Perimenopause broke me

Now that I’m in perimenopause, I’ve added the following:

  1. I can’t stand for too long because my right knee and left ankle get inflamed to the point where I can’t put weight on them.
  2. My tolerance for noise and distractions has decreased. I can’t block them out like I used to in order to concentrate on the work I’m doing. It drains me to the point that I have trouble maintaining enough stamina to make it through the workday. After work, I have nothing left. Even feeding myself takes enormous effort.
  3. I rarely get a full night’s sleep, so my brain can’t function at its best. I can’t drink coffee to wake me up because it upsets my stomach. Being tired is not only annoying, but it can also be dangerous when I’m driving.
  4. My ADHD is louder now. I have even more difficulty getting up and ready in the morning, getting tedious tasks done, staying focused, etc.
  5. My meds don’t control my depression as well as they used to.
  6. I have very little patience for people’s b.s. or for inefficiencies. Lead or get out of my way.
  7. I’m 50. Been there, done that. I’m tired and ready to start slowing things down. I can’t handle the constant rushing anymore, especially when something isn’t actually urgent.
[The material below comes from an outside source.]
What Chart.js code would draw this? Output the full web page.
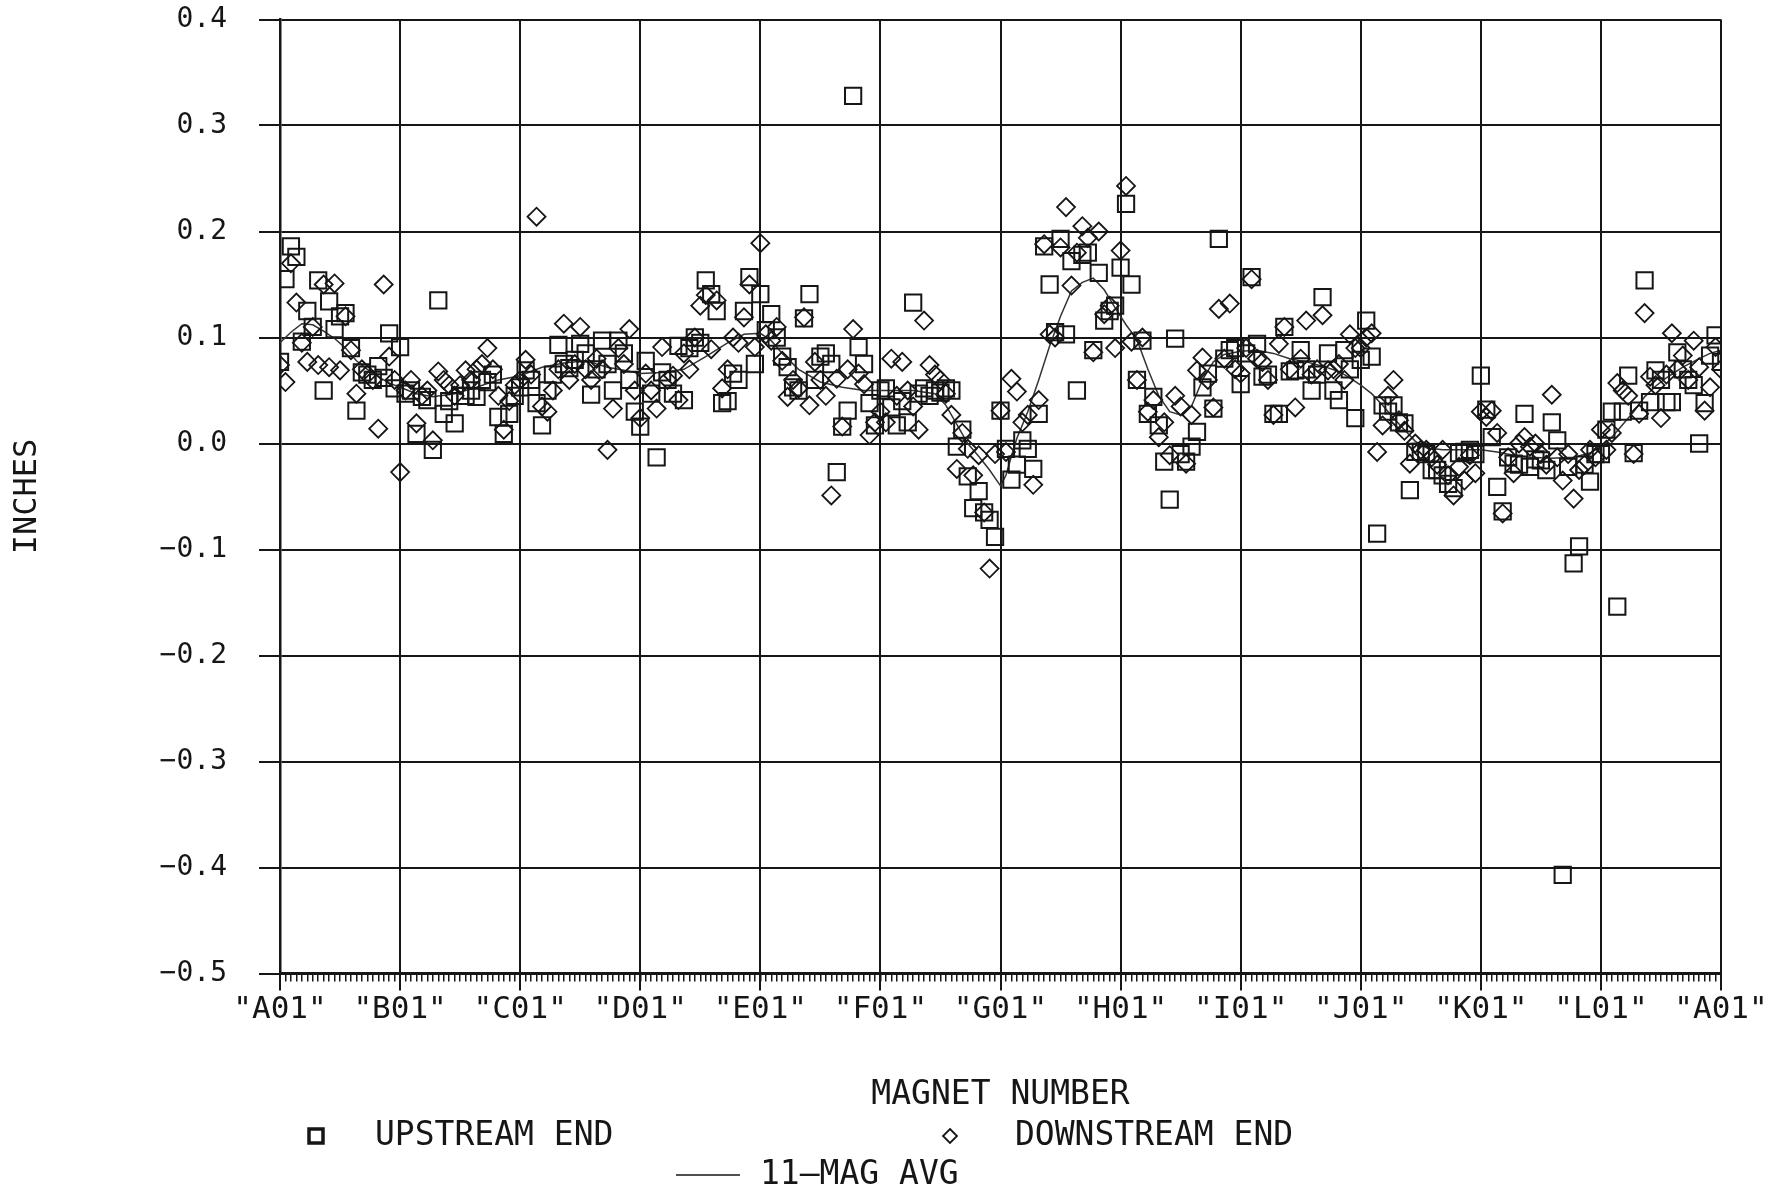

It’s gotten to the point where I’m barely employable. I’ve only applied to two jobs so far because I can’t do the rest. A very humbling realization. I was going to start a tutoring business, but I can’t even bring myself to do that.

I wish I could be

It boggles my mind how people work three jobs, work through pain, or work into their seventies. My hats off to them because I don’t have it in me. Thankfully, I haven’t had to push myself beyond my physical limitations. I’ve had safety nets to catch me when I fell. I’ve been very lucky, and I don’t take it for granted.

I sometimes envy people who aren’t as stubborn or ethical as I am. I’d like to be wealthy too. There are so many things I want to experience, places I want to visit, and people I want to help. I wish I could just pick something and do it just because it’ll make me rich. I’m sick of busting my ass just to stay broke and having others benefit from my labour. My goals and dreams matter too! No more giving away all my energy to others. From now on, I’m protecting my peace.

At this point, this blog is pretty much all I have. I have to make it work because it’s my best shot at living a life less confined.